James Simon, Rutgers University

“Eventually, we found one that didn’t look, smell or grow like a basil,” Simon said. “But it was a basil. And it was resistant.”

“Resistant” is a key word here, Simon said. A plant that’s immune would be wonderful, but he and his partners had been down that road and found it costly and unproductive. In the initial stage, commercial growers needed resistance. A resistant plant, if it turned out to be commercially viable, might occasionally get some downy mildew while still producing a marketable crop. Simon and his partners decided to take resistance and run with it.

It turned out to be a marathon, not a sprint. “We made thousands of crosses,” he said. “We developed varieties that had resistance but originally didn’t have the aroma and/or flavor or that particular look we were after. Or, we got some that had flavor but lacked resistance to the disease.”

Finally, their patience resulted in the new varieties now available – Rutgers Obsession DMR (downy mildew resistant), Devotion DMR, Passion DMR and Thunderstruck DMR. While all are high yielding and robust, each is a bit different in their appearance and created to fill  different market slots and needs.
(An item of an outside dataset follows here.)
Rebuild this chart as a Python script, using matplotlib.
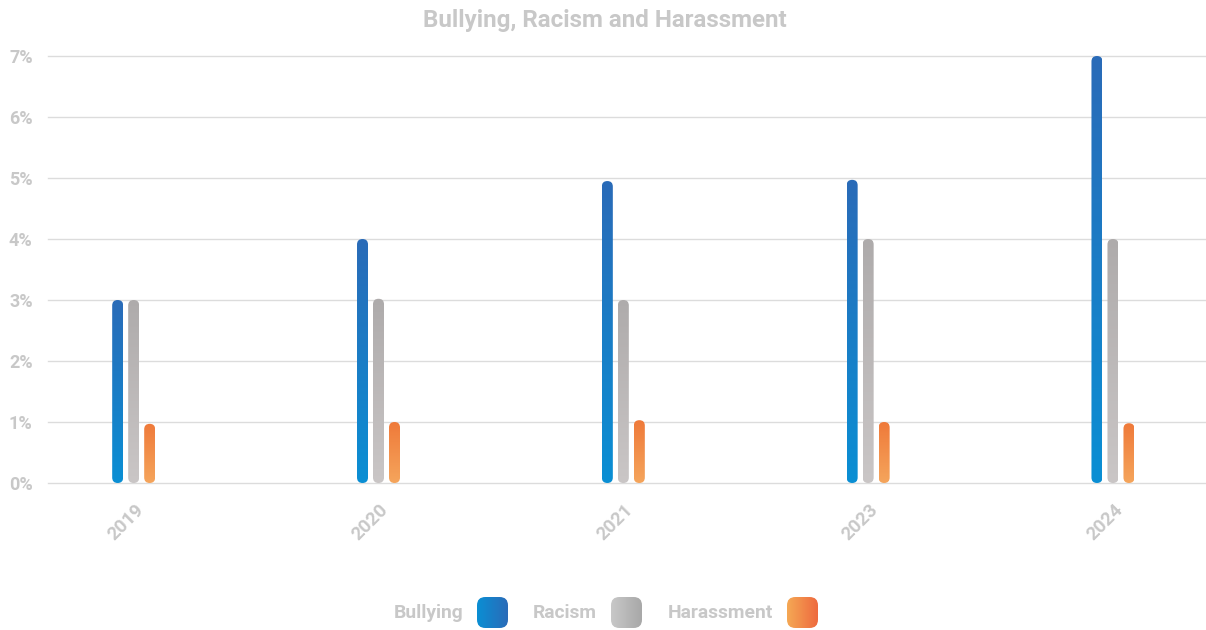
import numpy as np
import matplotlib
matplotlib.use("Agg")
import matplotlib.pyplot as plt
from matplotlib.colors import LinearSegmentedColormap
from matplotlib.patches import FancyBboxPatch
from matplotlib.transforms import ScaledTranslation

years = ["2019", "2020", "2021", "2023", "2024"]
bullying = [3.0, 4.0, 4.95, 4.97, 7.0]
racism = [3.0, 3.02, 3.0, 4.0, 4.0]
harassment = [0.97, 1.0, 1.03, 1.0, 0.98]
series = ["Bullying", "Racism", "Harassment"]

# gradient colours: (bottom, top) for bars, (left, right) for legend swatches
bar_cols = [("#0a8fd4", "#2a6bb8"), ("#cac6c6", "#aeabab"), ("#f5a55c", "#ef7a3a")]
leg_cols = [("#0a8fd4", "#2a6bb8"), ("#c8c8c8", "#a8a8a8"), ("#f5a855", "#ee6a3e")]

TXT = "#c8c8c8"
plt.rcParams["font.family"] = ["Roboto", "DejaVu Sans"]

W, H = 1206, 630
fig = plt.figure(figsize=(W / 100, H / 100), dpi=100)
ax_l, ax_r, ax_b, ax_t = 48, 1206, 483, 56
ax = fig.add_axes([ax_l / W, 1 - ax_b / H, (ax_r - ax_l) / W, (ax_b - ax_t) / H])

xlim = (-0.35, 4.38)
ylim = (0, 7)
xpd = (xlim[1] - xlim[0]) / (ax_r - ax_l)   # x data per pixel
ypd = (ylim[1] - ylim[0]) / (ax_b - ax_t)   # y data per pixel
bar_w = 11 * xpd
offset = 16 * xpd
asp = ypd / xpd

grad = np.linspace(0, 1, 256).reshape(-1, 1)
x = np.arange(len(years))
for k, vals in enumerate([bullying, racism, harassment]):
    cmap = LinearSegmentedColormap.from_list(series[k], bar_cols[k])
    for i, v in enumerate(vals):
        xc = x[i] + (k - 1) * offset
        im = ax.imshow(grad, cmap=cmap, extent=[xc - bar_w / 2, xc + bar_w / 2, 0, v],
                       origin="lower", aspect="auto", zorder=3, interpolation="bilinear")
        p = FancyBboxPatch((xc - bar_w / 2, 0), bar_w, v,
                           boxstyle=f"round,pad=0,rounding_size={bar_w / 2}",
                           mutation_aspect=asp, facecolor="none", edgecolor="none",
                           transform=ax.transData)
        im.set_clip_path(p)

ax.set_xlim(*xlim)
ax.set_ylim(*ylim)
ax.set_yticks(range(0, 8))
ax.set_yticklabels([f"{i}%" for i in range(0, 8)])
ax.grid(axis="y", color="#dcdcdc", lw=1)
for gl in ax.get_ygridlines():
    gl.set_clip_on(False)
ax.set_axisbelow(True)
for s in ax.spines.values():
    s.set_visible(False)
ax.tick_params(axis="y", length=0, pad=11, labelsize=13, labelcolor=TXT)
ax.set_xticks(x)
ax.set_xticklabels(years, rotation=45, ha="center", fontweight="bold")
ax.tick_params(axis="x", length=0, pad=13, labelsize=13.5, labelcolor=TXT)
for lab in ax.get_yticklabels():
    lab.set_fontweight("bold")
for lab in ax.get_xticklabels():
    lab.set_transform(lab.get_transform() + ScaledTranslation(-8 / 100, 0, fig.dpi_scale_trans))

fig.text(605 / W, 1 - 20 / H, "Bullying, Racism and Harassment", ha="center", va="center",
         fontsize=17.4, fontweight="bold", color=TXT)

# legend
leg_text_right = [463, 597, 773]
leg_sw_left = [477, 611, 787]
hgrad = np.linspace(0, 1, 256).reshape(1, -1)
for k in range(3):
    fig.text(leg_text_right[k] / W, 1 - 613 / H, series[k], ha="right", va="center",
             fontsize=13.9, fontweight="bold", color=TXT)
    sax = fig.add_axes([leg_sw_left[k] / W, 1 - 628 / H, 31 / W, 31 / H])
    sax.set_axis_off()
    cmap = LinearSegmentedColormap.from_list("l" + series[k], leg_cols[k])
    im = sax.imshow(hgrad, cmap=cmap, extent=[0, 1, 0, 1], aspect="auto")
    p = FancyBboxPatch((0, 0), 1, 1, boxstyle="round,pad=0,rounding_size=0.27",
                       facecolor="none", edgecolor="none", transform=sax.transAxes)
    im.set_clip_path(p)
    sax.set_xlim(0, 1)
    sax.set_ylim(0, 1)

fig.savefig("out.png", dpi=100)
Dennis DalPonte, a farmer in Richland, New Jersey, worked with Simon on some of the trials. He said the experimental crosses really stood out in a field. He has planted some Rutgers Devotion in his three acres of basil and looks forward to a good harvest. “I’ve been through some of the trials, and the Devotion was like a soldier standing up, waiting for the enemy, when the others were dying (from downy mildew),” DalPonte said. “It looks like Devotion fills our needs. It’s the real deal.”